Imagem elitista da USP afasta negros

Quantidade ainda inexpressiva de negros no ensino superior brasileiro é reflexo de deficiências na educação básica, diz professor

Vista quase que como exclusividade das classes altas desde o Brasil colônia, a educação superior, especialmente a pública, recebe atualmente um número ainda pouco expressivo de negros. “A baixa expectativa quanto ao desempenho dos alunos negros é também uma forma de discriminação. Isso acontece desde a educação básica. É necessário um investimento maior e planejamento mais cuidadoso nessa área para que se mude essa atitude.”, diz o professor Antônio Sérgio Guimarães, do departamento de sociologia da Faculdade de Filosofia, Letras e Ciências Humanas da USP (FFLCH-USP).

Para o professor, o sistema universitário foi desenvolvido tardiamente, tornando-se elitista, tanto positiva, porque desenvolve pesquisa de ponta, quanto negativamente, por dificultar o acesso a uma parcela maior da população. Ele afirma que “Os colonizadores portugueses, diferentemente dos espanhóis, não se preocuparam em fundar universidades em suas colônias, pois as elites eram formadas na Europa. Dessa posição, vem a idéia da educação superior como exclusividade das classe alta, o que por si só já afasta os negros”.

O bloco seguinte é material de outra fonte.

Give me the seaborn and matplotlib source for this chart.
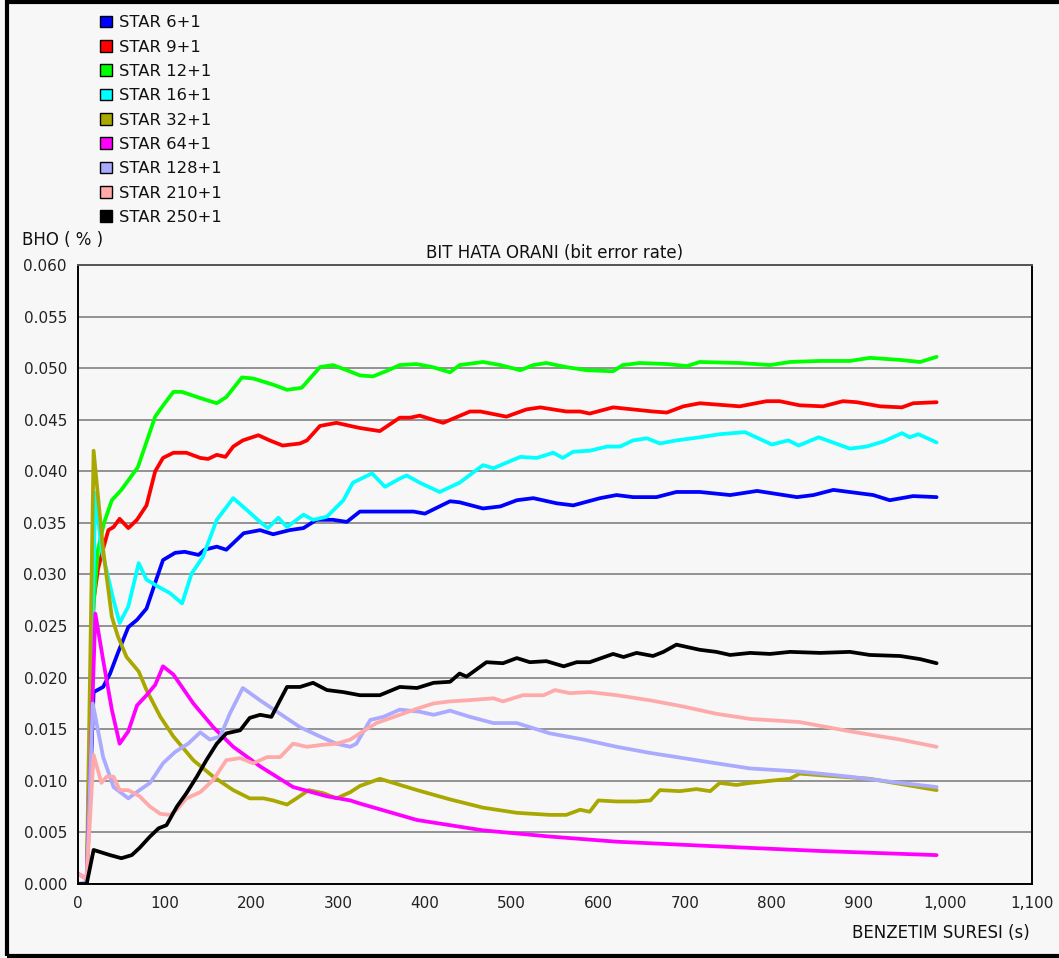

O problema na educação brasileira, porém, não se resume ao nível superior. De acordo com Guimarães, há problemas desde a instrução elementar até os processos seletivos, que privilegiam aqueles que podem se preparar em cursinhos pré-vestibular.  “Existe uma classe média negra que já está se preparando para os vestibulares tradicionais, mas esse numero deve crescer com as mudanças no Enem e em outros processos seletivos.”, conclui Guimarães.
A presença de negros na educação superior vem crescendo com o passar dos anos, Em 2006, por exemplo, de acordo com dados da Fuvest, 12,47% dos ingressantes na USP eram negros. Já em 2009 14,27% dos aprovados no vestibular são negros.  A criação de políticas públicas como as cotas, programas de inclusao e a abertura de novas vagas, com a criação da USP Leste, são fatores que colaboraram para esse crescimento. Para Guimarães as cotas são positivas, mas as políticas neste sentido devem existir junto a autonomia universitária: “O ideal seria se cada universidade decidisse como promover sua política de inclusão, a partir de metas estabelecidas pelo poder central, que certamente deve ter metas para a inclusão dos negros”.

Negros na USP

Na USP, a parcela de estudantes e professores negros ainda é pequena se comparada ao perfil da sociedade brasileira. “Seria importante uma universidade pública refletir a heterogeneidade da população, para que todos fossem representados.”, diz Guimarães. Nesse contexto, surgem trabalhos como o do Núcleo de Apoio à Pesquisa em Estudos Interdisciplinares sobre o Negro Brasileiro (Neinb) que inaugurou em 13 de Maio último o Centro de Pesquisa Milton Santos, na ECA-USP. O espaço é dedicado a promover o trabalho do Neinb, que desde 1996, ano de sua fundação, trabalha para criar uma forma de diálogo permanente entre docentes, estudiosos e pesquisadores sobre a questão do negro brasileiro e do negro na USP, incentivando a pesquisa e as atividades de extensão relacionadas com o tema. “O trabalho do Neinb promove também uma maior integração entre o negro e a universidade.”, explica Guimarães.

O número ainda pequeno de residências universitárias no campus do Butantã é um fator que dificulta o acesso dos negros e das classes mais baixas a universidade, pois além dos custos com transporte serem altos o trânsito complica ainda mais o deslocamento entre pontos distantes de São Paulo. “É difícil para um aluno que more em bairros mais afastados ter aulas a noite. Com mais residências universitárias,  haveria maior democratização”, resume Guimarães.